In the Garden: Friday August 6, 2010
- If you can grow orange trees or avocados, you may like to try the white sapote or casimiroa edulis – an exotic taste of Mexico whose fruit ripens at this time of the year. I would describe it as a cross between vanilla icecream and creamy custard in flavour and texture. It will tolerate light frosts only but you can get a good crop in our coastal areas and it is an attractive plant, tropical in appearance.
- In case you are wondering after looking at our Outdoor Classroom this week, Mark sowed a rye and fescue grass seed mix for our lawn. He also added microlina – a fine native grass which he tries to encourage, for which he harvests his own seed. There are experts in grass seed mixes around if you wish to seek out good advice. Turf rye appears to be a good option for shady lawns but sandy lawns (which turn brown in summer) remain problematic if you don’t want to use kikuya.
- Esteemed colleague Glyn Church advised last year that all winter pruning should be finished by the time birds start nesting. Some readers may need to start panicking – it is clear that the birds are gathering nesting materials here and our first clutch of ducklings is imminent. Give grape vines and kiwifruit priority if you have them. Their sap starts to run early.
- If the tastes of Italy are what you covet, you can get Franchi seeds mailorder from Italian Seeds Pronto – the catalogue is available at http://www.italianseedspronto.co.nz or you can buy seeds off the shelf at Vetro or Fresha. These are large packets of seed with plenty to share and a range of Italianate goodies which go beyond the common tomato, capsicum and lettuce varieties.
- Keen veg gardeners will be champing at the bit to prepare the ground for planting out (dig in green crops and start cultivating the ground) and sowing seed in trays or pots to keep under cover in order to get an early start in a few weeks time. You don’t gain anything by trying to get summer seed sown or plants out before the soils have had a chance to start warming up and the risk of frost is past. If you really want to try and push the pace, get a cloche or build a cold frame from old windows. However, carrots, onions, parsnip, beetroot, peas and brassicas don’t mind the cold if you want to be out sowing and planting. Get early crop potatoes in now – by the time they come through in three weeks time, you can mound them over to protect them from late frosts.
- We gave the All Round Bad Idea of the Week Award to the recommendation in a national gardening publication that your wheelie bin makes a great container for growing potatoes (just drill holes in the bottom first, we are advised). Not only do few of us actually own our wheelie bin, as a container for growing potatoes it is miles too deep, will take far too much dirt or potting mix and that doesn’t address how one is supposed to get the harvest out from the bottom later in the season. If you can’t grow them in the ground, try stacks of tyres though why anybody would prefer to fiddle with potatoes in containers eludes us.

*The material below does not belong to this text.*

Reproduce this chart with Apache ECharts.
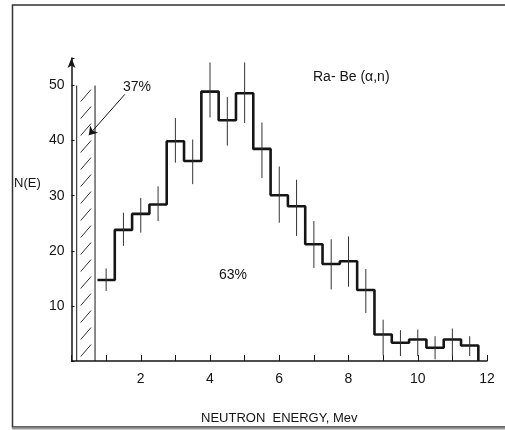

In the Garden: July 30, 2010
- The official start of spring may be another month away but gardeners know that it really starts earlier than that and we can expect significant warming of temperatures in August. This means the pressure is mounting to finish winter pruning. You really do want it done before September and time will run out all too soon. This refers to the usual candidates: grapevines, raspberries, apple and pear trees, hydrangeas, roses, wisteria, hybrid clematis, sasanqua camellias, rhododendrons and most deciduous plants.
- As you complete the winter clean-up round, it is the optimum time for getting fertiliser and mulch laid. Plants will leap into growth soon and that is the time when you see maximum uptake of fertiliser. Laying a good layer of mulch will greatly reduce the spring weed infestation if you do it properly (covering the whole area to a depth of 4 to 6cm). In areas prone to drying out over summer, the mulch layer will conserve moisture levels.
- September will signal the start of the busy planting time for summer vegetable crops. If you were good and sowed down bare areas in autumn green crops, you should be starting to think about digging these in. We are still cold and you need to allow six weeks for the crop to break down in the ground before you start planting again. This means you can be using the ground about mid September.
- If you have already sown early potatoes, keep mounding up the soil around the shoots as they grow (commonly referred to as earthing up). This helps the soil to warm up faster, encouraging more growth, kills the weeds and gives some measure of frost protection to the tender shoots. Early potatoes need every helping hand you can give them and particularly to be given protection from frosts (which means you can’t plant them inland yet).
- Keep an eye on slug and snail attacks on emerging bulbs. I found a treasured spring crocus which I don’t think was meant to have frilled edges to each bloom. Don’t broadcast slug bait like fertiliser. One bait can kill many. Our practice is to establish little bait stations where necessary – a screw top lid from a milk container with a couple of baits and a large shell semi covering it. The shell looks unobtrusive and keeps the bait dry while allowing the varmints in to feed. Don’t forget that slug bait has an attractant in it so you don’t need to carpet the ground so thickly that they trip over the stuff.
- Heavy lichen infestations on plants can be unsightly but rarely poses a threat to plant health. Lichen growth is an indication of very pure air (lichens are one of the first organisms to succumb to pollution). If it worries you, you can do a clean-up spray with copper or lime sulphur. If you are using the latter, keep it to deciduous plants in winter and cover any plants below with a tarpaulin so that they do not get damaged or killed.